Source excerpt start

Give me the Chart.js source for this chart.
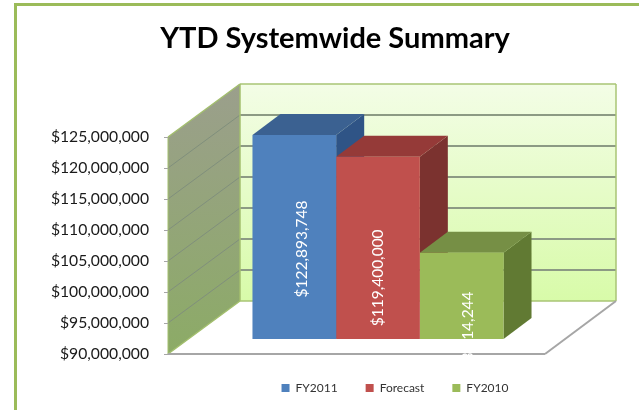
<!DOCTYPE html>
<html>
<head>
<meta charset="utf-8">
<title>YTD Systemwide Summary</title>
<script src="https://cdn.jsdelivr.net/npm/chart.js@4"></script>
<style>
  html, body { margin: 0; padding: 0; background: #fff; }
  canvas { display: block; }
</style>
</head>
<body>
<canvas id="myChart" width="639" height="410"></canvas>
<script>
const categories = ["YTD"];
const seriesNames = ["FY2011", "Forecast", "FY2010"];
const fy2011Values = [122893748];
const forecastValues = [119400000];
const fy2010Values = [103914244];
const valueLabels = ["$122,893,748", "$119,400,000", "$103,914,244"];
const tickValues = [90000000, 95000000, 100000000, 105000000, 110000000, 115000000, 120000000, 125000000];

const frontColors = ["#4f81bd", "#c0504d", "#9bbb59"];
const topColors = ["#3b6191", "#953a38", "#768f45"];
const sideColors = ["#2f5486", "#7b322f", "#617a33"];

// fake 3d: how far the walls and bars go back, and where the bars stand on the floor
const wallDepth = { x: 72, y: -53 };
const barDepth = { x: 28, y: -21 };
const barPlane = { x: -17, y: -15 };
const labelNudge = [{ x: 8, y: 12 }, { x: 0, y: 30 }, { x: 6, y: 44 }];

function poly(ctx, pts, fill) {
  ctx.beginPath();
  ctx.moveTo(pts[0][0], pts[0][1]);
  pts.slice(1).forEach((p) => ctx.lineTo(p[0], p[1]));
  ctx.closePath();
  ctx.fillStyle = fill;
  ctx.fill();
}

function line(ctx, x1, y1, x2, y2, color, width) {
  ctx.beginPath();
  ctx.moveTo(x1, y1);
  ctx.lineTo(x2, y2);
  ctx.strokeStyle = color;
  ctx.lineWidth = width;
  ctx.stroke();
}

const walls3d = {
  id: "walls3d",
  beforeDraw(chart) {
    const { ctx, chartArea } = chart;
    const left = chartArea.left;
    const bottom = chartArea.bottom;
    const top = chartArea.top;
    const frontRight = chartArea.right - 77;
    const backLeft = left + wallDepth.x;
    const backRight = frontRight + 71;
    const backTop = top + wallDepth.y;
    const backBottom = bottom + wallDepth.y;

    ctx.save();
    // outer frame, only top and left show
    ctx.fillStyle = "#9bbb59";
    ctx.fillRect(14, 3, 625, 3);
    ctx.fillRect(14, 3, 3, 407);

    const backFill = ctx.createLinearGradient(0, backTop, 0, backBottom);
    backFill.addColorStop(0, "#f3fde6");
    backFill.addColorStop(1, "#d8fba9");
    poly(ctx, [[backLeft, backTop], [backRight, backTop], [backRight, backBottom], [backLeft, backBottom]], backFill);

    const sideFill = ctx.createLinearGradient(0, backTop, 0, bottom);
    sideFill.addColorStop(0, "#9b9f8c");
    sideFill.addColorStop(1, "#8cab66");
    poly(ctx, [[left, top], [backLeft, backTop], [backLeft, backBottom], [left, bottom]], sideFill);

    const y = chart.scales.y;
    tickValues.slice(1, -1).forEach((v) => {
      const py = y.getPixelForValue(v);
      line(ctx, left, py, backLeft, py + wallDepth.y, "#808f7c", 1);
      line(ctx, backLeft, py + wallDepth.y, backRight, py + wallDepth.y, "#8c9a84", 2);
    });

    // wall edges
    ctx.lineJoin = "round";
    line(ctx, left, top, backLeft, backTop, "#a3bf6e", 1.5);
    line(ctx, backLeft, backTop, backRight, backTop, "#a9c574", 1.5);
    line(ctx, backRight, backTop, backRight, backBottom, "#a9c574", 1.5);
    line(ctx, backLeft, backTop, backLeft, backBottom, "#a3bf6e", 1.5);
    line(ctx, backLeft, backBottom, backRight, backBottom, "#a9c574", 1.5);
    line(ctx, left, bottom, backLeft, backBottom, "#a3bf6e", 1.5);
    line(ctx, left, top, left, bottom, "#a3bf6e", 1);

    // floor edges
    line(ctx, left, bottom, frontRight, bottom, "#a6a6a6", 2);
    line(ctx, frontRight, bottom, backRight, backBottom, "#a6a6a6", 2);
    ctx.restore();
  },
  beforeDatasetsDraw(chart) {
    const { ctx, chartArea } = chart;
    const foot = chartArea.bottom;
    ctx.save();
    ctx.translate(barPlane.x, barPlane.y);
    // left to right so each top covers the side of the bar before it
    chart.data.datasets.forEach((ds, i) => {
      const bar = chart.getDatasetMeta(i).data[0];
      const l = bar.x - bar.width / 2;
      const r = bar.x + bar.width / 2;
      poly(ctx, [[r, bar.y], [r + barDepth.x, bar.y + barDepth.y], [r + barDepth.x, foot + barDepth.y], [r, foot]], sideColors[i]);
      poly(ctx, [[l, bar.y], [l + barDepth.x, bar.y + barDepth.y], [r + barDepth.x, bar.y + barDepth.y], [r, bar.y]], topColors[i]);
    });
  },
  afterDatasetsDraw(chart) {
    const { ctx, chartArea } = chart;
    ctx.restore();
    ctx.save();
    // the labels run off the bar on to the white floor, nothing shows past the floor edge
    ctx.beginPath();
    ctx.rect(0, 0, chart.width, chartArea.bottom + 4);
    ctx.clip();
    ctx.fillStyle = "#ffffff";
    ctx.font = "15.5px Lato";
    ctx.textAlign = "center";
    ctx.textBaseline = "middle";
    chart.data.datasets.forEach((ds, i) => {
      const bar = chart.getDatasetMeta(i).data[0];
      const cx = bar.x + barPlane.x + labelNudge[i].x;
      const cy = (bar.y + chartArea.bottom) / 2 + barPlane.y + labelNudge[i].y;
      ctx.save();
      ctx.translate(cx, cy);
      ctx.rotate(-Math.PI / 2);
      ctx.fillText(valueLabels[i], 0, 0);
      ctx.restore();
    });
    ctx.restore();
  },
};

const seriesValues = [fy2011Values, forecastValues, fy2010Values];

new Chart(document.getElementById("myChart"), {
  type: "bar",
  data: {
    labels: categories,
    datasets: seriesNames.map((name, i) => ({
      label: name,
      data: seriesValues[i],
      backgroundColor: frontColors[i],
      borderWidth: 0,
      categoryPercentage: 0.553,
      barPercentage: 1,
    })),
  },
  options: {
    responsive: false,
    animation: false,
    layout: { padding: { left: 48, right: 17, top: 0, bottom: 6 } },
    scales: {
      x: { display: false },
      y: {
        min: tickValues[0],
        max: tickValues[tickValues.length - 1],
        afterFit(axis) {
          axis.width = 120;
        },
        afterBuildTicks(axis) {
          axis.ticks = tickValues.map((v) => ({ value: v }));
        },
        ticks: {
          padding: 15,
          color: "#1a1a1a",
          font: { family: "Lato", size: 15.7 },
          callback: (v) => "$" + Number(v).toLocaleString("en-US"),
        },
        grid: { drawOnChartArea: false, tickLength: 4, color: "#a6a6a6" },
        border: { display: false },
      },
    },
    plugins: {
      title: {
        display: true,
        text: "YTD Systemwide Summary",
        color: "#000000",
        font: { family: "Lato", size: 29, weight: "bold" },
        padding: { top: 21, bottom: 81.2 },
      },
      legend: {
        position: "bottom",
        fullSize: false,
        labels: {
          boxWidth: 8,
          boxHeight: 8,
          padding: 28,
          color: "#333333",
          font: { family: "Lato", size: 12 },
        },
      },
      tooltip: { enabled: false },
    },
  },
  plugins: [walls3d],
});
</script>
</body>
</html>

Source excerpt end

To be done: Write out the data precisely as given, excluding the pictures.

Output for this exercise:
Give me the Chart.js source for this chart.
<!DOCTYPE html>
<html>
<head>
<meta charset="utf-8">
<title>YTD Systemwide Summary</title>
<script src="https://cdn.jsdelivr.net/npm/chart.js@4"></script>
<style>
  html, body { margin: 0; padding: 0; background: #fff; }
  canvas { display: block; }
</style>
</head>
<body>
<canvas id="myChart" width="639" height="410"></canvas>
<script>
const categories = ["YTD"];
const seriesNames = ["FY2011", "Forecast", "FY2010"];
const fy2011Values = [122893748];
const forecastValues = [119400000];
const fy2010Values = [103914244];
const valueLabels = ["$122,893,748", "$119,400,000", "$103,914,244"];
const tickValues = [90000000, 95000000, 100000000, 105000000, 110000000, 115000000, 120000000, 125000000];

const frontColors = ["#4f81bd", "#c0504d", "#9bbb59"];
const topColors = ["#3b6191", "#953a38", "#768f45"];
const sideColors = ["#2f5486", "#7b322f", "#617a33"];

// fake 3d: how far the walls and bars go back, and where the bars stand on the floor
const wallDepth = { x: 72, y: -53 };
const barDepth = { x: 28, y: -21 };
const barPlane = { x: -17, y: -15 };
const labelNudge = [{ x: 8, y: 12 }, { x: 0, y: 30 }, { x: 6, y: 44 }];

function poly(ctx, pts, fill) {
  ctx.beginPath();
  ctx.moveTo(pts[0][0], pts[0][1]);
  pts.slice(1).forEach((p) => ctx.lineTo(p[0], p[1]));
  ctx.closePath();
  ctx.fillStyle = fill;
  ctx.fill();
}

function line(ctx, x1, y1, x2, y2, color, width) {
  ctx.beginPath();
  ctx.moveTo(x1, y1);
  ctx.lineTo(x2, y2);
  ctx.strokeStyle = color;
  ctx.lineWidth = width;
  ctx.stroke();
}

const walls3d = {
  id: "walls3d",
  beforeDraw(chart) {
    const { ctx, chartArea } = chart;
    const left = chartArea.left;
    const bottom = chartArea.bottom;
    const top = chartArea.top;
    const frontRight = chartArea.right - 77;
    const backLeft = left + wallDepth.x;
    const backRight = frontRight + 71;
    const backTop = top + wallDepth.y;
    const backBottom = bottom + wallDepth.y;

    ctx.save();
    // outer frame, only top and left show
    ctx.fillStyle = "#9bbb59";
    ctx.fillRect(14, 3, 625, 3);
    ctx.fillRect(14, 3, 3, 407);

    const backFill = ctx.createLinearGradient(0, backTop, 0, backBottom);
    backFill.addColorStop(0, "#f3fde6");
    backFill.addColorStop(1, "#d8fba9");
    poly(ctx, [[backLeft, backTop], [backRight, backTop], [backRight, backBottom], [backLeft, backBottom]], backFill);

    const sideFill = ctx.createLinearGradient(0, backTop, 0, bottom);
    sideFill.addColorStop(0, "#9b9f8c");
    sideFill.addColorStop(1, "#8cab66");
    poly(ctx, [[left, top], [backLeft, backTop], [backLeft, backBottom], [left, bottom]], sideFill);

    const y = chart.scales.y;
    tickValues.slice(1, -1).forEach((v) => {
      const py = y.getPixelForValue(v);
      line(ctx, left, py, backLeft, py + wallDepth.y, "#808f7c", 1);
      line(ctx, backLeft, py + wallDepth.y, backRight, py + wallDepth.y, "#8c9a84", 2);
    });

    // wall edges
    ctx.lineJoin = "round";
    line(ctx, left, top, backLeft, backTop, "#a3bf6e", 1.5);
    line(ctx, backLeft, backTop, backRight, backTop, "#a9c574", 1.5);
    line(ctx, backRight, backTop, backRight, backBottom, "#a9c574", 1.5);
    line(ctx, backLeft, backTop, backLeft, backBottom, "#a3bf6e", 1.5);
    line(ctx, backLeft, backBottom, backRight, backBottom, "#a9c574", 1.5);
    line(ctx, left, bottom, backLeft, backBottom, "#a3bf6e", 1.5);
    line(ctx, left, top, left, bottom, "#a3bf6e", 1);

    // floor edges
    line(ctx, left, bottom, frontRight, bottom, "#a6a6a6", 2);
    line(ctx, frontRight, bottom, backRight, backBottom, "#a6a6a6", 2);
    ctx.restore();
  },
  beforeDatasetsDraw(chart) {
    const { ctx, chartArea } = chart;
    const foot = chartArea.bottom;
    ctx.save();
    ctx.translate(barPlane.x, barPlane.y);
    // left to right so each top covers the side of the bar before it
    chart.data.datasets.forEach((ds, i) => {
      const bar = chart.getDatasetMeta(i).data[0];
      const l = bar.x - bar.width / 2;
      const r = bar.x + bar.width / 2;
      poly(ctx, [[r, bar.y], [r + barDepth.x, bar.y + barDepth.y], [r + barDepth.x, foot + barDepth.y], [r, foot]], sideColors[i]);
      poly(ctx, [[l, bar.y], [l + barDepth.x, bar.y + barDepth.y], [r + barDepth.x, bar.y + barDepth.y], [r, bar.y]], topColors[i]);
    });
  },
  afterDatasetsDraw(chart) {
    const { ctx, chartArea } = chart;
    ctx.restore();
    ctx.save();
    // the labels run off the bar on to the white floor, nothing shows past the floor edge
    ctx.beginPath();
    ctx.rect(0, 0, chart.width, chartArea.bottom + 4);
    ctx.clip();
    ctx.fillStyle = "#ffffff";
    ctx.font = "15.5px Lato";
    ctx.textAlign = "center";
    ctx.textBaseline = "middle";
    chart.data.datasets.forEach((ds, i) => {
      const bar = chart.getDatasetMeta(i).data[0];
      const cx = bar.x + barPlane.x + labelNudge[i].x;
      const cy = (bar.y + chartArea.bottom) / 2 + barPlane.y + labelNudge[i].y;
      ctx.save();
      ctx.translate(cx, cy);
      ctx.rotate(-Math.PI / 2);
      ctx.fillText(valueLabels[i], 0, 0);
      ctx.restore();
    });
    ctx.restore();
  },
};

const seriesValues = [fy2011Values, forecastValues, fy2010Values];

new Chart(document.getElementById("myChart"), {
  type: "bar",
  data: {
    labels: categories,
    datasets: seriesNames.map((name, i) => ({
      label: name,
      data: seriesValues[i],
      backgroundColor: frontColors[i],
      borderWidth: 0,
      categoryPercentage: 0.553,
      barPercentage: 1,
    })),
  },
  options: {
    responsive: false,
    animation: false,
    layout: { padding: { left: 48, right: 17, top: 0, bottom: 6 } },
    scales: {
      x: { display: false },
      y: {
        min: tickValues[0],
        max: tickValues[tickValues.length - 1],
        afterFit(axis) {
          axis.width = 120;
        },
        afterBuildTicks(axis) {
          axis.ticks = tickValues.map((v) => ({ value: v }));
        },
        ticks: {
          padding: 15,
          color: "#1a1a1a",
          font: { family: "Lato", size: 15.7 },
          callback: (v) => "$" + Number(v).toLocaleString("en-US"),
        },
        grid: { drawOnChartArea: false, tickLength: 4, color: "#a6a6a6" },
        border: { display: false },
      },
    },
    plugins: {
      title: {
        display: true,
        text: "YTD Systemwide Summary",
        color: "#000000",
        font: { family: "Lato", size: 29, weight: "bold" },
        padding: { top: 21, bottom: 81.2 },
      },
      legend: {
        position: "bottom",
        fullSize: false,
        labels: {
          boxWidth: 8,
          boxHeight: 8,
          padding: 28,
          color: "#333333",
          font: { family: "Lato", size: 12 },
        },
      },
      tooltip: { enabled: false },
    },
  },
  plugins: [walls3d],
});
</script>
</body>
</html>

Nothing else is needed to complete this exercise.